Batthyany se interroga sobre por qué durante la guerra tantos y tantos «se limitaron a mirar y a no hacer nada». ¿Por qué su tía Margit «simplemente seguía bailando al tiempo que 180 seres humanos caían en una fosa cavada por ellos mismos»? ¿Por qué su bisabuelo vio cómo dos vecinos eran asesinados en su palacio y solo «hizo lo posible por ocultar el crimen»? ¿Por qué los húngaros no hacían nada cuando los nazis enviaban a los judíos a los campos o los lanzaban esposados de dos en dos al Danubio y disparaban a uno, que arrastraba al otro al fondo?

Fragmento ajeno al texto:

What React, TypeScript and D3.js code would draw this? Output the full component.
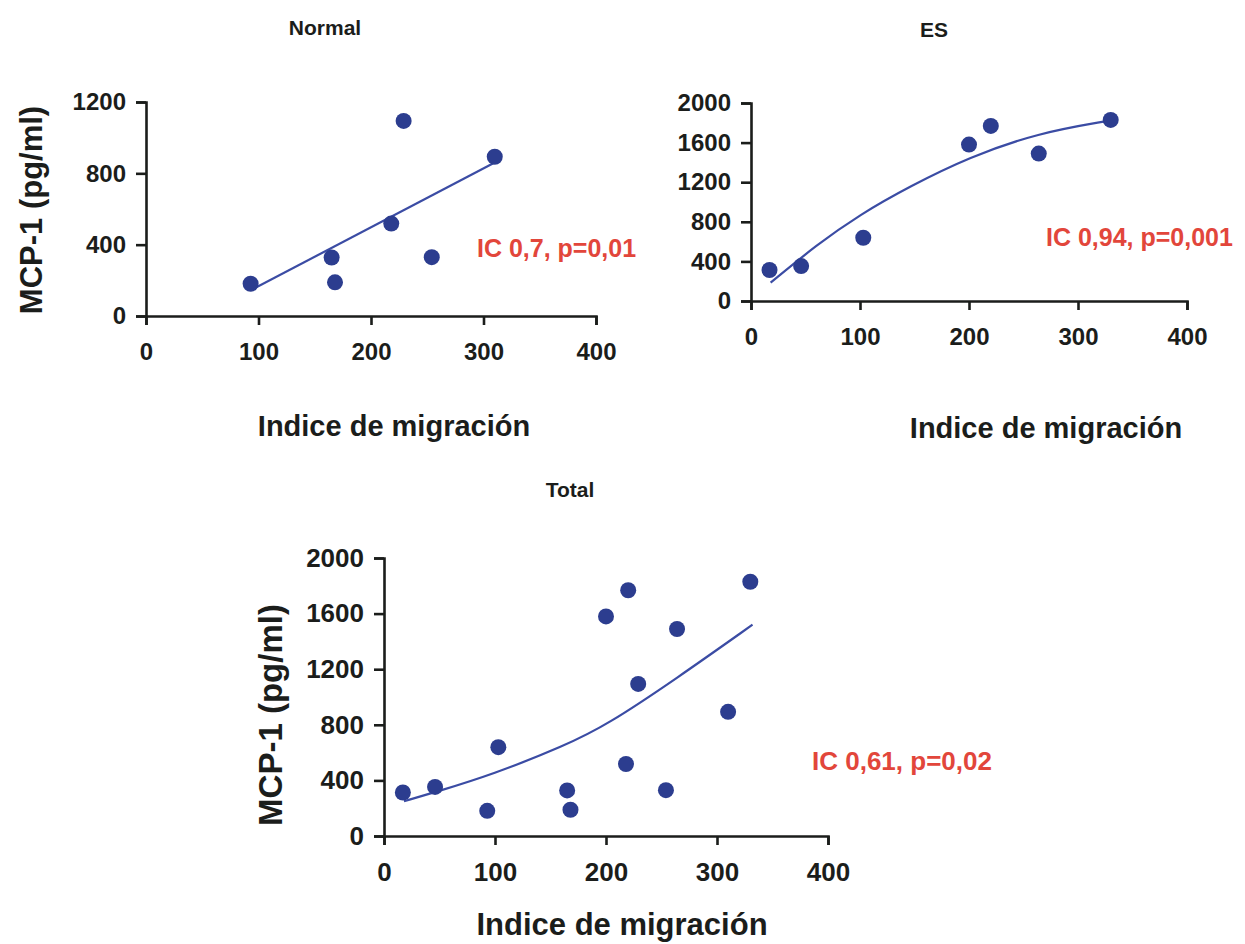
import React, { useEffect, useRef } from 'react';
import * as d3 from 'd3';

// indice de migración vs MCP-1 (pg/ml)
const normalX = [93, 165, 168, 218, 229, 254, 310];
const normalY = [181, 328, 189, 518, 1094, 330, 893];
const esX = [17, 46, 103, 200, 220, 264, 330];
const esY = [313, 353, 639, 1580, 1768, 1489, 1829];

// trend lines
const normalTrendX = [93, 310];
const normalTrendY = [144, 861];
const esTrendX = [18, 60, 100, 146, 200, 263, 329];
const esTrendY = [185, 565, 874, 1160, 1452, 1697, 1822];
const totalTrendX = [18, 48, 97, 163, 201, 263, 332];
const totalTrendY = [250, 320, 440, 650, 800, 1130, 1520];

const xTicks = [0, 100, 200, 300, 400];
const yTicksNormal = [0, 400, 800, 1200];
const yTicksES = [0, 400, 800, 1200, 1600, 2000];

const xLabel = 'Indice de migración';
const yLabel = 'MCP-1 (pg/ml)';

const width = 1245;
const height = 944;
const dotColor = '#2c3d8f';
const lineColor = '#3b4ca4';
const red = '#e2463b';
const ink = '#1b1d1b';

const App = () => {
    const svgRef = useRef(null);

    useEffect(() => {
        const svg = d3.select(svgRef.current);
        svg.selectAll('*').remove();

        const zip = (xs, ys) => xs.map((x, i) => ({ x: x, y: ys[i] }));

        const panels = [
            {
                title: 'Normal', titleX: 325, titleY: 35,
                xr: [146, 596], yr: [316, 102], yMax: 1200, yTicks: yTicksNormal,
                pts: zip(normalX, normalY), trend: zip(normalTrendX, normalTrendY),
                note: 'IC 0,7, p=0,01', noteX: 477, noteY: 257,
                xLab: [394, 436], yLab: [31, 210],
                tickFont: 24, labFont: 29, yLabFont: 31, noteFont: 25
            },
            {
                title: 'ES', titleX: 934, titleY: 37,
                xr: [751, 1187], yr: [301, 103], yMax: 2000, yTicks: yTicksES,
                pts: zip(esX, esY), trend: zip(esTrendX, esTrendY),
                note: 'IC 0,94, p=0,001', noteX: 1046, noteY: 246,
                xLab: [1046, 438], yLab: null,
                tickFont: 24, labFont: 29, yLabFont: 31, noteFont: 25
            },
            {
                title: 'Total', titleX: 570, titleY: 497,
                xr: [384, 828], yr: [836, 558], yMax: 2000, yTicks: yTicksES,
                pts: zip(normalX.concat(esX), normalY.concat(esY)), trend: zip(totalTrendX, totalTrendY),
                note: 'IC 0,61, p=0,02', noteX: 812, noteY: 770,
                xLab: [622, 935], yLab: [270, 715],
                tickFont: 26, labFont: 31, yLabFont: 33, noteFont: 26
            }
        ];

        panels.forEach(p => {
            const x = d3.scaleLinear().domain([0, 400]).range(p.xr);
            const y = d3.scaleLinear().domain([0, p.yMax]).range(p.yr);
            const g = svg.append('g');

            g.append('text')
                .attr('x', p.titleX).attr('y', p.titleY)
                .attr('text-anchor', 'middle')
                .style('font-family', '"Liberation Sans Narrow", "Liberation Sans", Arial, sans-serif')
                .style('font-weight', 'bold').style('font-size', '21px')
                .attr('fill', ink)
                .text(p.title);

            const xAxis = d3.axisBottom(x).tickValues(xTicks).tickFormat(d3.format('d'))
                .tickSize(9).tickSizeOuter(9).tickPadding(18);
            const yAxis = d3.axisLeft(y).tickValues(p.yTicks).tickFormat(d3.format('d'))
                .tickSize(10).tickSizeOuter(10).tickPadding(10);

            const ax = g.append('g').attr('transform', 'translate(0,' + p.yr[0] + ')').call(xAxis);
            const ay = g.append('g').attr('transform', 'translate(' + p.xr[0] + ',0)').call(yAxis);

            [ax, ay].forEach(a => {
                a.selectAll('path, line').attr('stroke', ink).attr('stroke-width', 2.6);
                a.selectAll('text')
                    .attr('fill', ink)
                    .style('font-family', '"Liberation Sans", Arial, sans-serif')
                    .style('font-weight', 'bold')
                    .style('font-size', p.tickFont + 'px');
            });

            g.append('text')
                .attr('x', p.xLab[0]).attr('y', p.xLab[1])
                .attr('text-anchor', 'middle')
                .style('font-family', '"Liberation Sans", Arial, sans-serif')
                .style('font-weight', 'bold').style('font-size', p.labFont + 'px')
                .attr('fill', ink)
                .text(xLabel);

            if (p.yLab) {
                g.append('text')
                    .attr('transform', 'translate(' + p.yLab[0] + ',' + p.yLab[1] + ') rotate(-90)')
                    .attr('text-anchor', 'middle')
                    .attr('dy', '0.35em')
                    .style('font-family', '"Liberation Sans", Arial, sans-serif')
                    .style('font-weight', 'bold').style('font-size', p.yLabFont + 'px')
                    .attr('fill', ink)
                    .text(yLabel);
            }

            const line = d3.line()
                .x(d => x(d.x))
                .y(d => y(d.y))
                .curve(d3.curveBasis);

            g.append('path')
                .datum(p.trend)
                .attr('d', line)
                .attr('fill', 'none')
                .attr('stroke', lineColor)
                .attr('stroke-width', 2.2);

            g.selectAll('circle.dot')
                .data(p.pts)
                .enter()
                .append('circle')
                .attr('class', 'dot')
                .attr('cx', d => x(d.x))
                .attr('cy', d => y(d.y))
                .attr('r', 8)
                .attr('fill', dotColor);

            g.append('text')
                .attr('x', p.noteX).attr('y', p.noteY)
                .style('font-family', '"Liberation Sans", Arial, sans-serif')
                .style('font-weight', 'bold').style('font-size', p.noteFont + 'px')
                .attr('fill', red)
                .text(p.note);
        });
    }, []);

    return (
        <svg ref={svgRef} width={width} height={height}
             style={{ position: 'absolute', left: 0, top: 0, background: 'white' }}></svg>
    );
};

export default App;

El periodista se lanza una batería de preguntas. «Si estallara una guerra como la de hace 70 años, ¿no tomaríamos todos parte en ella?». «¿No nos volvemos de pronto sumisos y obedientes cuando se trata de salvar el pellejo?». «A cada hora estamos hoy en día a favor o en contra de algo en Facebook o en Twitter. Intercabiamos fotos sangrientas y análisis sesudos, compartimos vídeos de naufragios donde vemos ahogarse a refugiados enfrente de Lampedusa y firmamos peticiones virtuales contra la mutilación genital en Sudán del Sur. Ahora bien, ¿cómo actuaríamos si los hechos se trasladaran de nuestro ordenador a la calle?».